My dad really struggled with alcohol later in life. He was a brilliant guy, and knew something fun about everything, but bad came to worse after I got out of high school and he and my mother were divorced. My mom was the second greatest Christian I have ever known. She taught Sunday school for years, was active in the Women of the Church and all of that. All four of her sons had at least ten years of perfect attendance in Sunday school and memorized Bible verses as well as the Catechism from the time we could walk.

When Mom got divorced, the great church she had so faithfully served for years asked her to quit teaching Sunday school. They didn’t need her to help her best friend Madden bake cakes and help serve food. Don’t you see – Christians shoot their wounded. And some sage said one time, “The world is divided into two groups – Christians and non-Christians. Unfortunately, just one of them does the judging.”

Mother acted like the shunning by some of her closest friends didn’t bother her and, with Mammaw’s help, did a beautiful job of it. For the life of me I couldn’t abide her being so kind and nice to the very women who judged her but that’s also the first real lesson I ever got in how to be Christ-like. Her faith never wavered.

It wasn’t but weeks before some of the pious would ask mother to get their daughter’s wedding picture “up high on the page” and others would ask for a myriad of favors. “You can’t do anything except to keep a cheerful heart. We know who were are and God continues to bless us so He must understand,” mother would laugh.
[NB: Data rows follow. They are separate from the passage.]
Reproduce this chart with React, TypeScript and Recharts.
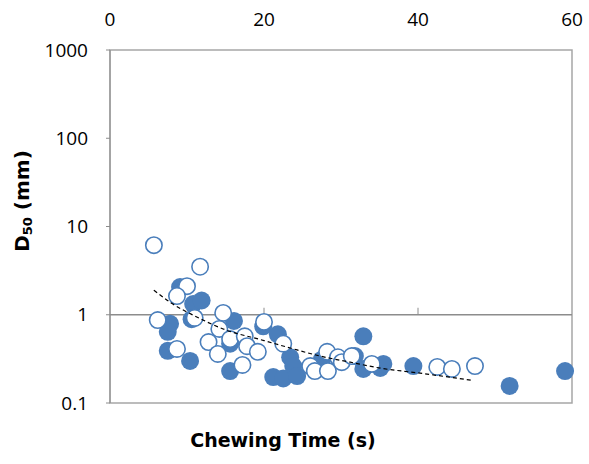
import React from 'react';
import {
  ScatterChart,
  Scatter,
  XAxis,
  YAxis,
  ReferenceArea,
  ReferenceLine,
  ReferenceDot,
} from 'recharts';

// chewing time (s) / D50 (mm), filled markers
const solidTime = [7.8, 7.5, 9.1, 10.8, 11.9, 10.6, 7.5, 10.4, 16.1, 15.6, 15.6, 19.9, 21.8, 21.2, 22.5, 23.4, 23.8, 24.3, 27.5, 31.8, 32.9, 32.9, 35.1, 35.5, 39.4, 51.9, 59.1];
const solidD50 = [0.79, 0.64, 2.06, 1.32, 1.45, 0.89, 0.39, 0.3, 0.85, 0.47, 0.23, 0.74, 0.6, 0.197, 0.19, 0.33, 0.262, 0.202, 0.31, 0.34, 0.57, 0.243, 0.25, 0.277, 0.262, 0.156, 0.23];

// open markers
const openTime = [5.7, 11.7, 10.0, 8.7, 6.2, 11.0, 14.7, 14.2, 12.8, 15.6, 17.5, 17.8, 14.0, 19.2, 8.7, 17.2, 20.0, 22.5, 26.0, 26.6, 28.3, 28.2, 29.6, 30.1, 31.4, 34.0, 42.5, 44.4, 47.4];
const openD50 = [6.15, 3.5, 2.11, 1.63, 0.87, 0.92, 1.05, 0.69, 0.49, 0.53, 0.57, 0.44, 0.36, 0.38, 0.41, 0.27, 0.83, 0.47, 0.262, 0.23, 0.23, 0.38, 0.33, 0.29, 0.34, 0.277, 0.256, 0.243, 0.262];

// dashed trend line
const trendTime = [5.7, 8, 11, 14.7, 20, 23.4, 27.3, 31.2, 35.5, 39.9, 47.1];
const trendD50 = [1.9, 1.35, 0.97, 0.69, 0.51, 0.42, 0.34, 0.29, 0.245, 0.22, 0.18];

const xTicks = [0, 20, 40, 60];
const yTicks = [0.1, 1, 10, 100, 1000];
const crossTicks = [20, 40];

const toPoints = (xs: number[], ys: number[]) => xs.map((x, i) => ({ x, y: ys[i] }));

const solidData = toPoints(solidTime, solidD50);
const openData = toPoints(openTime, openD50);
const trendData = toPoints(trendTime, trendD50);

const BLUE = '#4A7EBB';
const AXIS = '#8C8C8C';
const tickFont = { fill: '#000', fontSize: 19, fontFamily: '"Open Sans", sans-serif' };
const titleFont = '"DejaVu Sans", sans-serif';

const SolidDot = (p: any) => <circle cx={p.cx} cy={p.cy} r={9} fill={BLUE} />;
const OpenDot = (p: any) => (
  <circle cx={p.cx} cy={p.cy} r={8.2} fill="#fff" stroke={BLUE} strokeWidth={1.6} />
);
const UpTick = (p: any) => (
  <line x1={p.cx} y1={p.cy} x2={p.cx} y2={p.cy - 7} stroke={AXIS} strokeWidth={1} />
);

const App: React.FC = () => {
  return (
    <div style={{ width: 589, height: 464 }}>
      <style>{'body{margin:0}'}</style>
      <ScatterChart
        width={589}
        height={464}
        margin={{ top: 20, right: 17, bottom: 61, left: 50 }}
      >
        <XAxis
          type="number"
          dataKey="x"
          orientation="top"
          domain={[0, 60]}
          ticks={xTicks}
          height={30}
          axisLine={false}
          tickLine={false}
          tickSize={0}
          tickMargin={24}
          tick={tickFont}
          label={{
            content: () => (
              <text
                x={283}
                y={447}
                textAnchor="middle"
                fontFamily={titleFont}
                fontWeight="bold"
                fontSize={19}
                fill="#000"
              >
                Chewing Time (s)
              </text>
            ),
          }}
        />
        <YAxis
          type="number"
          dataKey="y"
          scale="log"
          domain={[0.1, 1000]}
          ticks={yTicks}
          allowDataOverflow
          width={60}
          axisLine={{ stroke: AXIS }}
          tickLine={{ stroke: AXIS }}
          tickSize={4}
          tickMargin={18}
          tick={tickFont}
          label={{
            content: () => (
              <text
                x={22}
                y={201}
                transform="rotate(-90, 22, 201)"
                textAnchor="middle"
                dominantBaseline="central"
                fontFamily={titleFont}
                fontWeight="bold"
                fontSize={20}
                fill="#000"
              >
                D
                <tspan fontSize={13} dy={5}>50</tspan>
                <tspan dy={-5}> (mm)</tspan>
              </text>
            ),
          }}
        />
        <ReferenceArea x1={0} x2={60} y1={0.1} y2={1000} fill="none" stroke="#A6A6A6" strokeWidth={1.5} />
        <ReferenceLine y={1} stroke={AXIS} strokeWidth={1.5} />
        {crossTicks.map((t) => (
          <ReferenceDot key={t} x={t} y={1} shape={UpTick} />
        ))}
        <Scatter data={solidData} shape={SolidDot} isAnimationActive={false} />
        <Scatter data={openData} shape={OpenDot} isAnimationActive={false} />
        <Scatter
          data={trendData}
          shape={() => null}
          line={{ stroke: '#000', strokeWidth: 1.2, strokeDasharray: '4 3' }}
          lineJointType="monotoneX"
          isAnimationActive={false}
        />
      </ScatterChart>
    </div>
  );
};

export default App;
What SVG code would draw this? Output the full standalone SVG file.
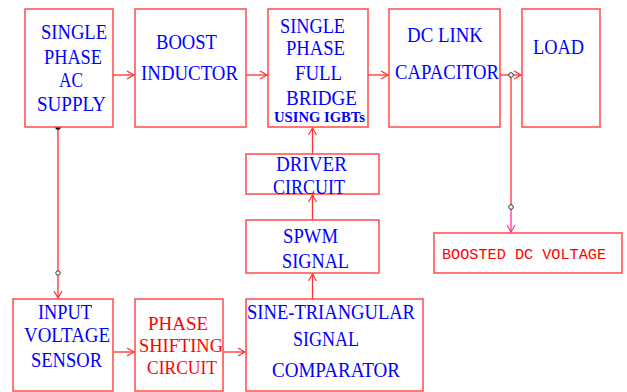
<svg xmlns="http://www.w3.org/2000/svg" width="627" height="392" viewBox="0 0 627 392">
<style>
.box{fill:#fff;stroke:#ff4a4a;stroke-width:1.5}
.t{font-family:"Liberation Serif","Times New Roman",serif;font-size:21px;fill:#0000ff}
.r{fill:#ff0000;font-size:19px}
.w{stroke:#ff3030;stroke-width:1.3;fill:none}
.mono{font-family:"Liberation Mono","Courier New",monospace;font-size:15px;fill:#ff0000}
</style>
<defs>
<marker id="ah" markerWidth="10" markerHeight="10" refX="8" refY="5" orient="auto" markerUnits="userSpaceOnUse">
<path d="M1,1 L8,5 L1,9" fill="none" stroke="#ff3030" stroke-width="1.2"/>
</marker>
<marker id="ahm" markerWidth="10" markerHeight="10" refX="8" refY="5" orient="auto" markerUnits="userSpaceOnUse">
<path d="M1,1 L8,5 L1,9" fill="none" stroke="#ff3399" stroke-width="1.2"/>
</marker>
</defs>
<rect width="627" height="392" fill="#fff"/>
<g id="connectors">
<line class="w" x1="113" y1="75" x2="134" y2="75" marker-end="url(#ah)"/>
<line class="w" x1="246" y1="75" x2="267" y2="75" marker-end="url(#ah)"/>
<line class="w" x1="368" y1="75" x2="388" y2="75" marker-end="url(#ah)"/>
<line class="w" x1="500" y1="75" x2="521" y2="75" marker-end="url(#ah)"/>
<line class="w" x1="511" y1="75" x2="511" y2="207"/>
<line x1="511" y1="207" x2="511" y2="232" stroke="#ff3399" stroke-width="1.3" marker-end="url(#ahm)"/>
<circle cx="511" cy="75" r="2.3" fill="#fff" stroke="#333" stroke-width="1"/>
<circle cx="511" cy="207" r="2.3" fill="#fff" stroke="#333" stroke-width="1"/>
<line class="w" x1="312.5" y1="154" x2="312.5" y2="128" marker-end="url(#ah)"/>
<line class="w" x1="312.5" y1="220" x2="312.5" y2="195" marker-end="url(#ah)"/>
<line class="w" x1="312.5" y1="299" x2="312.5" y2="274" marker-end="url(#ah)"/>
<line class="w" x1="58" y1="127" x2="58" y2="273"/>
<line class="w" x1="58" y1="273" x2="58" y2="298" marker-end="url(#ah)"/>
<circle cx="58" cy="127" r="2.8" fill="#000"/>
<circle cx="58" cy="273" r="2.2" fill="#fff" stroke="#333" stroke-width="1"/>
<line class="w" x1="113" y1="352" x2="134" y2="352" marker-end="url(#ah)"/>
<line class="w" x1="223" y1="352" x2="245" y2="352" marker-end="url(#ah)"/>
</g>
<g id="ac-supply">
<rect class="box" x="25" y="9" width="88" height="118"/>
<text class="t" x="41" y="39" textLength="66" lengthAdjust="spacingAndGlyphs">SINGLE</text>
<text class="t" x="44" y="64" textLength="58" lengthAdjust="spacingAndGlyphs">PHASE</text>
<text class="t" x="59" y="87" textLength="24" lengthAdjust="spacingAndGlyphs">AC</text>
<text class="t" x="37" y="111" textLength="69" lengthAdjust="spacingAndGlyphs">SUPPLY</text>
</g>
<g id="boost-inductor">
<rect class="box" x="135" y="9" width="111" height="118"/>
<text class="t" x="156" y="49" textLength="61" lengthAdjust="spacingAndGlyphs">BOOST</text>
<text class="t" x="141" y="80" textLength="97" lengthAdjust="spacingAndGlyphs">INDUCTOR</text>
</g>
<g id="full-bridge">
<rect class="box" x="268" y="9" width="100" height="118"/>
<text class="t" x="280" y="33" textLength="65" lengthAdjust="spacingAndGlyphs">SINGLE</text>
<text class="t" x="286" y="55" textLength="59" lengthAdjust="spacingAndGlyphs">PHASE</text>
<text class="t" x="295" y="80" textLength="47" lengthAdjust="spacingAndGlyphs">FULL</text>
<text class="t" x="286" y="105" textLength="71" lengthAdjust="spacingAndGlyphs">BRIDGE</text>
<text x="274" y="122" font-family="Liberation Serif,serif" font-weight="bold" font-size="14" fill="#0000ff" textLength="91" lengthAdjust="spacingAndGlyphs">USING IGBTs</text>
</g>
<g id="dc-link">
<rect class="box" x="389" y="9" width="111" height="118"/>
<text class="t" x="407" y="42" textLength="76" lengthAdjust="spacingAndGlyphs">DC LINK</text>
<text class="t" x="395" y="79" textLength="104" lengthAdjust="spacingAndGlyphs">CAPACITOR</text>
</g>
<g id="load">
<rect class="box" x="522" y="9" width="78" height="118"/>
<text class="t" x="533" y="54" textLength="51" lengthAdjust="spacingAndGlyphs">LOAD</text>
</g>
<g id="driver">
<rect class="box" x="246" y="154" width="133" height="40"/>
<text class="t" x="276" y="171" textLength="71" lengthAdjust="spacingAndGlyphs">DRIVER</text>
<text class="t" x="273" y="194" textLength="72" lengthAdjust="spacingAndGlyphs">CIRCUIT</text>
</g>
<g id="spwm">
<rect class="box" x="246" y="220" width="133" height="53"/>
<text class="t" x="283" y="243" textLength="55" lengthAdjust="spacingAndGlyphs">SPWM</text>
<text class="t" x="282" y="268" textLength="67" lengthAdjust="spacingAndGlyphs">SIGNAL</text>
</g>
<g id="boosted">
<rect class="box" x="434" y="233" width="188" height="40"/>
<text class="mono" x="442" y="259" textLength="164" lengthAdjust="spacingAndGlyphs">BOOSTED DC VOLTAGE</text>
</g>
<g id="sensor">
<rect class="box" x="13" y="299" width="100" height="92"/>
<text class="t" x="38" y="319" textLength="54" lengthAdjust="spacingAndGlyphs">INPUT</text>
<text class="t" x="24" y="342" textLength="86" lengthAdjust="spacingAndGlyphs">VOLTAGE</text>
<text class="t" x="31" y="367" textLength="71" lengthAdjust="spacingAndGlyphs">SENSOR</text>
</g>
<g id="phase-shift">
<rect class="box" x="135" y="299" width="88" height="92"/>
<text class="t r" x="148" y="330" textLength="60" lengthAdjust="spacingAndGlyphs">PHASE</text>
<text class="t r" x="139" y="352" textLength="84" lengthAdjust="spacingAndGlyphs">SHIFTING</text>
<text class="t r" x="147" y="374" textLength="70" lengthAdjust="spacingAndGlyphs">CIRCUIT</text>
</g>
<g id="comparator">
<rect class="box" x="246" y="299" width="177" height="92"/>
<text class="t" x="247" y="319" textLength="168" lengthAdjust="spacingAndGlyphs">SINE-TRIANGULAR</text>
<text class="t" x="293" y="346" textLength="66" lengthAdjust="spacingAndGlyphs">SIGNAL</text>
<text class="t" x="272" y="377" textLength="128" lengthAdjust="spacingAndGlyphs">COMPARATOR</text>
</g>
</svg>
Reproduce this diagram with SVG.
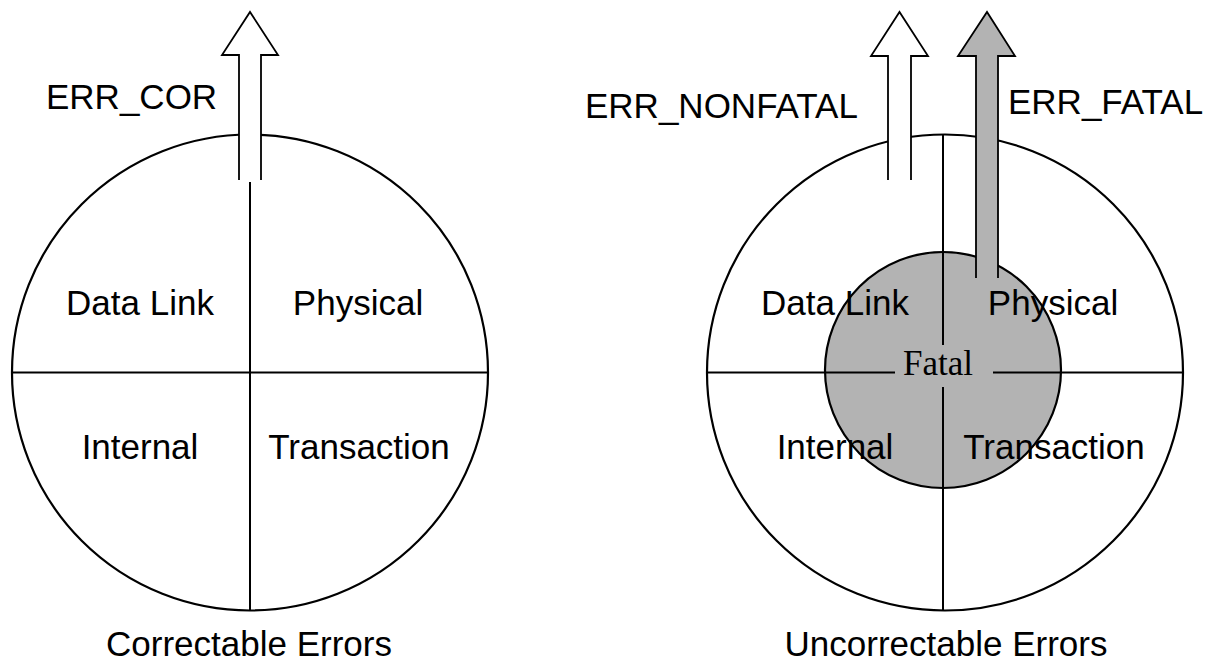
<svg xmlns="http://www.w3.org/2000/svg" width="1213" height="665" viewBox="0 0 1213 665">
<style>
.ln{fill:none;stroke:#000;stroke-width:2}
.circ{fill:none;stroke:#000;stroke-width:2.2}
.fat{fill:#b3b3b3;stroke:#000;stroke-width:2.2}
.arw{fill:#fff;stroke:#000;stroke-width:1.8;stroke-linejoin:miter}
.arwg{fill:#b3b3b3;stroke:#000;stroke-width:1.8;stroke-linejoin:miter}
.lbl{font-family:"Liberation Sans",Arial,sans-serif;font-size:35px;fill:#000;text-anchor:middle}
.lbls{font-family:"Liberation Sans",Arial,sans-serif;font-size:35px;fill:#000}
.ser{font-family:"Liberation Serif","Times New Roman",serif;font-size:35px;fill:#000;text-anchor:middle}
</style>
<g id="left-diagram">
  <circle class="circ" cx="250" cy="372.5" r="238"/>
  <line class="ln" x1="12" y1="372.5" x2="488" y2="372.5"/>
  <line class="ln" x1="250" y1="182" x2="250" y2="610"/>
  <text class="lbl" x="140" y="315">Data Link</text>
  <text class="lbl" x="358" y="315">Physical</text>
  <text class="lbl" x="140" y="459">Internal</text>
  <text class="lbl" x="359" y="459">Transaction</text>
  <text class="lbl" x="249" y="656">Correctable Errors</text>
</g>
<g id="right-diagram">
  <circle class="circ" cx="945" cy="372.5" r="238"/>
  <line class="ln" x1="707" y1="372.5" x2="1183" y2="372.5"/>
  <line class="ln" x1="943" y1="135" x2="943" y2="610"/>
  <circle id="fatal" class="fat" cx="943" cy="370" r="118"/>
  <line class="ln" x1="825" y1="372.5" x2="1061" y2="372.5"/>
  <line class="ln" x1="943" y1="252" x2="943" y2="488"/>
  <rect x="895" y="345" width="98" height="42" fill="#b3b3b3"/>
  <text class="ser" x="938" y="375">Fatal</text>
  <text class="lbl" x="835" y="315">Data Link</text>
  <text class="lbl" x="1053" y="315">Physical</text>
  <text class="lbl" x="835" y="459">Internal</text>
  <text class="lbl" x="1054" y="459">Transaction</text>
  <text class="lbl" x="946" y="656">Uncorrectable Errors</text>
</g>
<g id="connectors">
  <path id="arrow-cor" class="arw" d="M239,180 V55 H222 L250,12 L278,55 H261 V180"/>
  <path id="arrow-nonfatal" class="arw" d="M888,180 V56 H871 L899.5,12 L928,56 H911 V180"/>
  <path id="arrow-fatal" class="arwg" d="M976,278 V56 H958 L987,12 L1015,56 H998 V278"/>
</g>
<g id="labels">
  <text class="lbls" x="46" y="109">ERR_COR</text>
  <text class="lbls" x="585" y="118">ERR_NONFATAL</text>
  <text class="lbls" x="1008" y="114">ERR_FATAL</text>
</g>
</svg>
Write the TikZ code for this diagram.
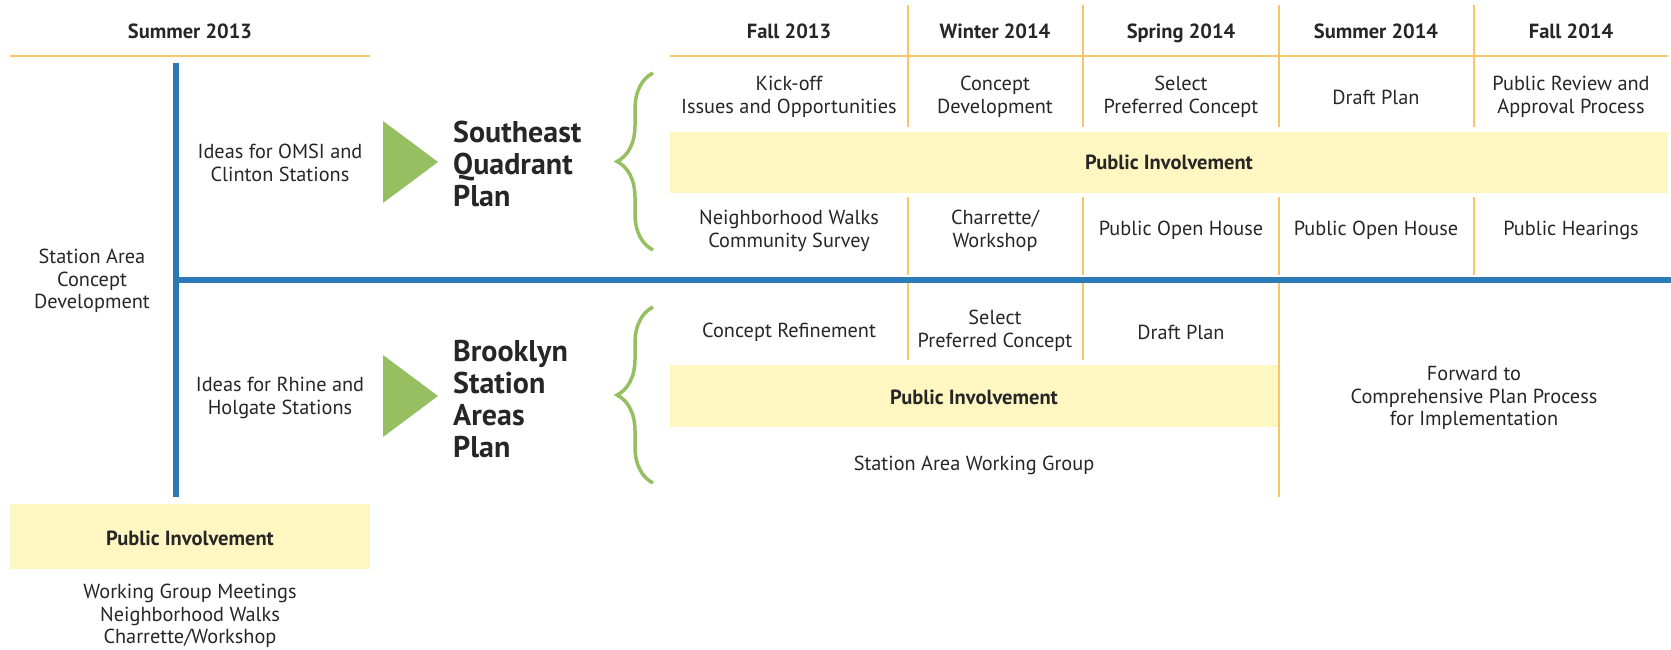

That was about the time I got deep in the newspaper business. Soon I began to find out some of the folks at church as well as in the community I had held up on pedestals weren’t quite what they seemed. I watched some go to prison. Today the CDC tells us that 33 percent of marriages end up in divorce the first ten years and that the number rises to 43 percent in 15 years.

I noticed Mother had a different calling pretty quickly, too. She would always take women who were going through a divorce to lunch. Are you kidding? Sometimes the preacher would even ask Mother to do it and she was always delighted to teach a different Christian lesson.

Down through the years, I have learned that when I read where vitriolic Christians like Russell Moore and Erick Erickson ruthlessly blast other Christians who might wear four-inch heels in the pulpit (and were invited to the inauguration when they were not), there is a great answer in the Book of Matthew where Jesus says, “Why do you look at the speck of sawdust in your brother’s eye and pay no attention to the plank in your own eye?

“How can you say to your brother, ‘Let me take the speck out of your eye,’ when all the time there is a plank in your own eye?  You hypocrite, first take the plank out of your own eye, and then you will see clearly to remove the speck from your brother’s eye.” (Matthew 7:3-5 NIV)

That a Christian is murdered every six minutes somewhere in the world in 2016 is horrible but it is a heart-breaking tale that has endured centuries. I think our military would be far more useful to go after those killers than some of the thankless things we do for countries who vote opposite us in the UN. I am praying Trump will go after ISIS with all our might. The Islamic countries in the Middle East, the militants in Nigeria and the Hindus in India deserved to be thumped real hard.

Pope Francis explained the perverse world perfectly last month. “Why does the world persecute Christians? The world hates Christians for the same reason it hated Jesus; because He brought the light of God and the world,” he paused, “prefers darkness to hide.”

Not quite. Many in the world want the light. Consider this from Wikipedia: “According to 2011 Pew Research Center survey, there were 2.18 billion Christians around the world in 2010, more than three times as much from the 600 million recorded in 1910.   According to a 2015 Pew Research Center study, by 2050, the Christian population is expected to be 2.9 billion.

“Protestantism is one of the most dynamic religious movements in the contemporary world,” the report read. “From 1960 to 2000, the global growth of the number of reported Evangelicals grew three times the world's population rate, and twice that of Islam.”

Imagine what the Christian population might be if we weren’t so intent on shooting our wounded.